The government appears also to have confused APRA, the prudential regulatory authority, with its consumer counterpart, ASIC. APRA is the prudential regulator in this country and is responsible for ensuring that banks, amongst others, do not undermine the integrity of our financial system and that, of course, they're able to pay out banking customers when they call on their funds. That is a very important role and it is key to this regime, as it should be. But ASIC, it also needs to be realised, is our key consumer focused regulator, looking at what the outcomes are for consumers and those that are purchasing financial products and using our banking sector, and that is the area that it has responsibility for regulating. So it's responsible for making sure that our banks do act fairly. For example, it is ASIC that is taking the bank bill swap case against the banks. It is ASIC that has been involved in the proceedings in relation to dodgy financial advice from our banks. So I do, in some regard, feel sorry for ASIC, because it's quite clear that, under this government, it's go-to financial regulator has become APRA, excluding ASIC from consideration—in fact, often not even asking it or consulting with it in relation to legislation just like this.

If we cast back to the flurry of these banking scandals, they were not prudential. The ones I mentioned before— in fact, none of the ones that we've seen—have been prudential. They have been customer-facing scandals and issues, and that's where we see the deficiency in this accountability regime. This deficiency has been acknowledged by ASIC in the evidence it's given to parliamentary committees—that this is a missing component of this regulatory regime when we compare it to the regimes that are in force in other places, such as the United Kingdom.

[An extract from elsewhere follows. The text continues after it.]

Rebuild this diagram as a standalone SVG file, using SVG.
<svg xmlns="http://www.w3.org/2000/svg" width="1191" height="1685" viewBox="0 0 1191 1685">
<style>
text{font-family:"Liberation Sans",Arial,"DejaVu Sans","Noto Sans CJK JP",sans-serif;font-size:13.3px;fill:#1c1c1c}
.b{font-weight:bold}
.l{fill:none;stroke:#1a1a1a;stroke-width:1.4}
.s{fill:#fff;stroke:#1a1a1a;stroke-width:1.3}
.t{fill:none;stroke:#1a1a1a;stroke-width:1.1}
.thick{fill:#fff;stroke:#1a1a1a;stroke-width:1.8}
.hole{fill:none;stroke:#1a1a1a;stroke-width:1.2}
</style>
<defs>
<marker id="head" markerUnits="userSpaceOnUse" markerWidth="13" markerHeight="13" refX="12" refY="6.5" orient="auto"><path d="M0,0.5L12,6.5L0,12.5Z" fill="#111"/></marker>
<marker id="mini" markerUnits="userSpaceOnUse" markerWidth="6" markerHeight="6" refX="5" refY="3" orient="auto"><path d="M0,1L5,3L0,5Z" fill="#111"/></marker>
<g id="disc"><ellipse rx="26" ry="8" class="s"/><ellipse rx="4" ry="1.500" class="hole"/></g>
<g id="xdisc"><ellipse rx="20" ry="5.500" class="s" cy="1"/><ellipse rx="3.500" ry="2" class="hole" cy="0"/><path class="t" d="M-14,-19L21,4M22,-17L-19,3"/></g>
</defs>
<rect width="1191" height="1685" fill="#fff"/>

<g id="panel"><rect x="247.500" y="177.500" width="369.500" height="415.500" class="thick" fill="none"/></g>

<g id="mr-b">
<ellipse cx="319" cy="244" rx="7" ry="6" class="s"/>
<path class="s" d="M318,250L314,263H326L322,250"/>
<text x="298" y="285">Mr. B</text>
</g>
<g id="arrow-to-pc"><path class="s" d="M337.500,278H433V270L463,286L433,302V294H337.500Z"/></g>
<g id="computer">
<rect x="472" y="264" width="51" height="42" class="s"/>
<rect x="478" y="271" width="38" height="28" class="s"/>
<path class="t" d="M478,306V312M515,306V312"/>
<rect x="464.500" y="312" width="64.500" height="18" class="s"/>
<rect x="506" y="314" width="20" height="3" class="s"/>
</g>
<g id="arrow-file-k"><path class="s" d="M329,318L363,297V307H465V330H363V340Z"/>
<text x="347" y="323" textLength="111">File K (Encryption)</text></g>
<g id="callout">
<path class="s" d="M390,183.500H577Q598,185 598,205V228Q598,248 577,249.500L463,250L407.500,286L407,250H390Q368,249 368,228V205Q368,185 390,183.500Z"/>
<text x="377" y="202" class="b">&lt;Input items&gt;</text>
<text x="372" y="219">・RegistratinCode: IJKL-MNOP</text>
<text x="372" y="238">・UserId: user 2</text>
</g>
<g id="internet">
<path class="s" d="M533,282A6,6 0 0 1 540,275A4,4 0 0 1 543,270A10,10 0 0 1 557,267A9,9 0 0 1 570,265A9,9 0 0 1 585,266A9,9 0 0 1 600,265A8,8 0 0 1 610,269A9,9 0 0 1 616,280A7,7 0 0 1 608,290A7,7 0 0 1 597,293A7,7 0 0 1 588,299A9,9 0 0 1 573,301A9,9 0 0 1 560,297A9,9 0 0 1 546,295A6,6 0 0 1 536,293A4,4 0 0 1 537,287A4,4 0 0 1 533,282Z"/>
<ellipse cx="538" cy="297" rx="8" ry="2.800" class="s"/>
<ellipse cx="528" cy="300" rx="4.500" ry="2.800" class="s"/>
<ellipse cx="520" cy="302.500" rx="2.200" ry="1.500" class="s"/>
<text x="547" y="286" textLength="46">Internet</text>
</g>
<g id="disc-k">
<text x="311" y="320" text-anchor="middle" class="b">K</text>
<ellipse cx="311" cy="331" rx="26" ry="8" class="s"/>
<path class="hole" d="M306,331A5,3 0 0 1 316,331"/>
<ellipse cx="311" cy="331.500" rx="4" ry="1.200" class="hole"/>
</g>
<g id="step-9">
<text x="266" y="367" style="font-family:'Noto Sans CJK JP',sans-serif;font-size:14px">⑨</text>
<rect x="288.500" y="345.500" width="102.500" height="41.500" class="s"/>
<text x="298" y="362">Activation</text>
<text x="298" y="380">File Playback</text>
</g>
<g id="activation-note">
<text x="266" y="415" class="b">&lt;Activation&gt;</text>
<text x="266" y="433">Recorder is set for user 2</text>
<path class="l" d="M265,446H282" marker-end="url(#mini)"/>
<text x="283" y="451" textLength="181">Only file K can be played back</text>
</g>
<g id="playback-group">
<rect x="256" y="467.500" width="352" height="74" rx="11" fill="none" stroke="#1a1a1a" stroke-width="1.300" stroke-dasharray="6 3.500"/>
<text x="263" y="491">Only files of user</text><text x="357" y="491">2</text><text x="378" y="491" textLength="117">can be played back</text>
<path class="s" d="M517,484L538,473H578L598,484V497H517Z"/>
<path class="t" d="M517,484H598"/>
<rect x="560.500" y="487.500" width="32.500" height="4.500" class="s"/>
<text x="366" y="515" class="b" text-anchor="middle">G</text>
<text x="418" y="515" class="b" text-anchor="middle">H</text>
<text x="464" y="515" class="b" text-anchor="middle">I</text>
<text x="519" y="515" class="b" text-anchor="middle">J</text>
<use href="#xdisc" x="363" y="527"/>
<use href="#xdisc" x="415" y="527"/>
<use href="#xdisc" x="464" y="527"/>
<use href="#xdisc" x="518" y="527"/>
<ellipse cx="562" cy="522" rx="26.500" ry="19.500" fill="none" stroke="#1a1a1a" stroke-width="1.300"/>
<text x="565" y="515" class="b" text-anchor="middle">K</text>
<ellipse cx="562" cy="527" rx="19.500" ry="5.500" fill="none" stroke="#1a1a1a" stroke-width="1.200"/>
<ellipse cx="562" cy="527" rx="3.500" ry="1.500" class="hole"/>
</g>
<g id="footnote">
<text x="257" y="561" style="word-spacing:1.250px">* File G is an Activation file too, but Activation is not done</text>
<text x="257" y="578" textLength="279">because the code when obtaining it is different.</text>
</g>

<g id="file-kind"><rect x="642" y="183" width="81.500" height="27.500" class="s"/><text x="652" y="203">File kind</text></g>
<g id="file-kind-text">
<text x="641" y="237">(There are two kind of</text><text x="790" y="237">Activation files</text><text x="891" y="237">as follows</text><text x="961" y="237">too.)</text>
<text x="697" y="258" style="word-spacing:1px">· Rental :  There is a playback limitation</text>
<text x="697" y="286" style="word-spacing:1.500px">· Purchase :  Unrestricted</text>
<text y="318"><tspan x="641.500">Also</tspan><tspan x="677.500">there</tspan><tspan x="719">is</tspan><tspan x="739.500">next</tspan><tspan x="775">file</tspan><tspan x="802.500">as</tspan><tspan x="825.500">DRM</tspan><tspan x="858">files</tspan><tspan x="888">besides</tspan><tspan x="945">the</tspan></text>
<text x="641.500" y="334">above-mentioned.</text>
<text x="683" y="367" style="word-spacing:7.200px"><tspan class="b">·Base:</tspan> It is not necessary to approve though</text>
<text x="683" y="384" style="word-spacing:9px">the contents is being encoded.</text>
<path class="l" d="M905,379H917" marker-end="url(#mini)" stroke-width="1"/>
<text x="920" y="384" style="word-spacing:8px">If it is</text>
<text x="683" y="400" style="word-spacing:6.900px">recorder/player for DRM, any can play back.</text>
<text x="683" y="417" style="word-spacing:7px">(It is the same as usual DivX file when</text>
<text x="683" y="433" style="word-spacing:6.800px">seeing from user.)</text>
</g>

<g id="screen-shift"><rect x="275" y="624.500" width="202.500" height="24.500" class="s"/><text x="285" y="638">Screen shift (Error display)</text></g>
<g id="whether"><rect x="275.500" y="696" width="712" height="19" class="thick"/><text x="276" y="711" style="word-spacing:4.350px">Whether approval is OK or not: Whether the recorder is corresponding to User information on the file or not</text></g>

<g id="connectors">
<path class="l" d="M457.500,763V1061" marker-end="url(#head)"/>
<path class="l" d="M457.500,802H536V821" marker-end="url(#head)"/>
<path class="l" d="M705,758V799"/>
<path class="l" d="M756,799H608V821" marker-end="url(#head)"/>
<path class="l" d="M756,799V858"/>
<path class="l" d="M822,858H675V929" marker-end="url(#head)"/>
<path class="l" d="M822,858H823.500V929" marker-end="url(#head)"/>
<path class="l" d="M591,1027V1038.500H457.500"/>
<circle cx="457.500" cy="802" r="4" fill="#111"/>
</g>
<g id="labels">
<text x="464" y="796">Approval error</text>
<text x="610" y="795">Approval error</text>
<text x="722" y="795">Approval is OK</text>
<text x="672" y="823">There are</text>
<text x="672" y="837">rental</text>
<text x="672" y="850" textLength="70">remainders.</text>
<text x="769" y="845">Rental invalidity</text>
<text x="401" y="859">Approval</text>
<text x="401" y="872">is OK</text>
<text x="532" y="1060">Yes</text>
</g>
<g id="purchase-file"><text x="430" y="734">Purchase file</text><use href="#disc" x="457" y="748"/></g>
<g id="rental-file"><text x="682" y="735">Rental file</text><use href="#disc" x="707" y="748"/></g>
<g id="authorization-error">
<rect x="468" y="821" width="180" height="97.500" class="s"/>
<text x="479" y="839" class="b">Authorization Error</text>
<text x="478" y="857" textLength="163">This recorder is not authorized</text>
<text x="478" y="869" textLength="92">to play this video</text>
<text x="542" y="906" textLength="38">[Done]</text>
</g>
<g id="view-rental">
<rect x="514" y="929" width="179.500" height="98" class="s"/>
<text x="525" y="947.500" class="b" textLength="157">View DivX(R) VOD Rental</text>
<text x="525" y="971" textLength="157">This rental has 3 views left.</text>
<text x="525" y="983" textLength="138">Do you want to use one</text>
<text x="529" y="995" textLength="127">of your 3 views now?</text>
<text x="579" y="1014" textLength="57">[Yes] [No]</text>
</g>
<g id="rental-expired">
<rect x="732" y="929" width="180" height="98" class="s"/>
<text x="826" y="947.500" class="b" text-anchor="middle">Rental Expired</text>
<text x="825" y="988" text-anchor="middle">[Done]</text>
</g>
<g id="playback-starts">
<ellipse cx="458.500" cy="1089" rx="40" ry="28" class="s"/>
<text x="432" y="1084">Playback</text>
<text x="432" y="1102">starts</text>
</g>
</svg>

I will say that the government has taken on some of the initial feedback that was provided by stakeholders when it first proposed this legislation. So it has relooked at the application to banking subsidiaries. One of the key concerns was: what happens with insurers that sit under banks? It turns out in the process that the banks have largely sold off all of their insurance arms. They're clearly quite concerned. They've also clarified the role of directors in relation to the definition of accountable persons. They've set new start dates. They've tried to deal with the overlap between ASIC and APRA in its disqualification powers mainly to make sure that what they have proposed in this legislation would actually work. They have also dealt with the issue of the start date, as I said. Then there is the issue of how this will apply to small banks, and I'll come to that at the end.

The other issue that hasn't been addressed to anyone's confidence is the resourcing that this legislation is going to require from APRA. APRA is already very busy doing important work, making sure that the prudential regulation in this country is generally up to scratch and meeting world standards. It has been working with the Reserve Bank of Australia, looking at the level of household debt in this country and the changes that have been required, for example, to interest-only loans. Given that APRA is already going full pelt, to add this burden on top does require the government to make sure that they properly resource APRA to do the job that they're now asking them to do. However, if additional resources are not being given to APRA to enforce the new law that will be coming into place, the question has to be asked: is it the case that the government actually do not intend anything to happen under this legislation, that it is, as I said, a Clayton's piece of legislation that doesn't actually do the job? Or is it the case that, whilst they have put all of this in place, they have no intention of APRA doing any of the work, and they're happy for it to fail? Let me mark this term right here: we need to make sure that, if we're going to do these sorts of things, we resource the bodies that are going to be there to enforce them.

As I mentioned before, there is an issue about levelling the playing field between large banks and small banks, and that is why Labor have proposed that, in acknowledging this difference, we give a 12-month delay to the start date for our smaller banking institutions to comply with this new framework. As I'm sure everyone will appreciate, there is a world of difference between our large Australian banks—with their huge compliance teams and access to funds to be able to fund the lawyers to get these schemes and the internals that are required within the banks up to speed in order to comply with this law—and our smaller banks. For smaller banks, for smaller ADIs in Australia, to comply, it will take longer. They don't have that regulatory team just sitting there, waiting to go—though sometimes you do wonder about the large banks as well, given their rate of noncompliance of recent years. That is why Labor have proposed a very sensible amendment. As I said, we support the legislation. We just don't think it goes far enough. We've proposed an amendment to make sure that small banks are not disproportionately disadvantaged by the introduction of this regime.

As I mentioned before, the government has form, terrible form, when it comes to financial services legislation. We've had their attempts to rip up FOFA. We've had their superannuation backflips. We've had them refusing to hold a banking royal commission. We've had the crowd-sourced funding debacle, which they introduced legislation for, which no-one actually liked. They had to come back and fix it up, despite us telling them that at the time. We've had their attempt at multinational tax avoidance legislation, which doesn't even go halfway to doing the job. We've had ASIC and reviews calling for increased corporate penalties in this country for years and years and years, and the government have kept talking the talk but have never delivered the legislation to do it. We've had their attacks on the industry superannuation sector. And we've had the banking royal commission, which they finally announced, which, as I said, is a bit of a Clayton's royal commission, because they've given the terms of reference without any consultation with Labor, who have been calling for a royal commission for many years. They've effectively excluded looking at the regulatory part of the banking sector, which, in my view, means that they're not looking at the whole case for what is required for cultural change. You can't change the culture in Australian banking by just looking at the banking players. You've also got to look at the regulatory environment in which they play and the way in which their regulators operate.

The government has given the royal commission all of 12 months to get all of that work done. You would think that, after the amount of evidence and the countless inquiries that have happened through this parliament in relation to this issue, it would be abundantly clear that there is a lot of work to be done by a royal commission. By straddling it and really constraining it with a 12-month time frame shows just how much this government was trying to score political points by calling a royal commission and nullify a political issue that was hanging around its neck, instead of getting on with the work of making sure that financial regulation works properly in this country. Now we have the Claytons Banking Executive Accountability Regime. We thank the government for bringing it forward, but it doesn't actually deliver on what is needed. We all knew that this government was out of touch but, when it comes to financial services regulation, we now can see clearly, through the litany of failures through the term of this government, that it is clearly out of its depth as well.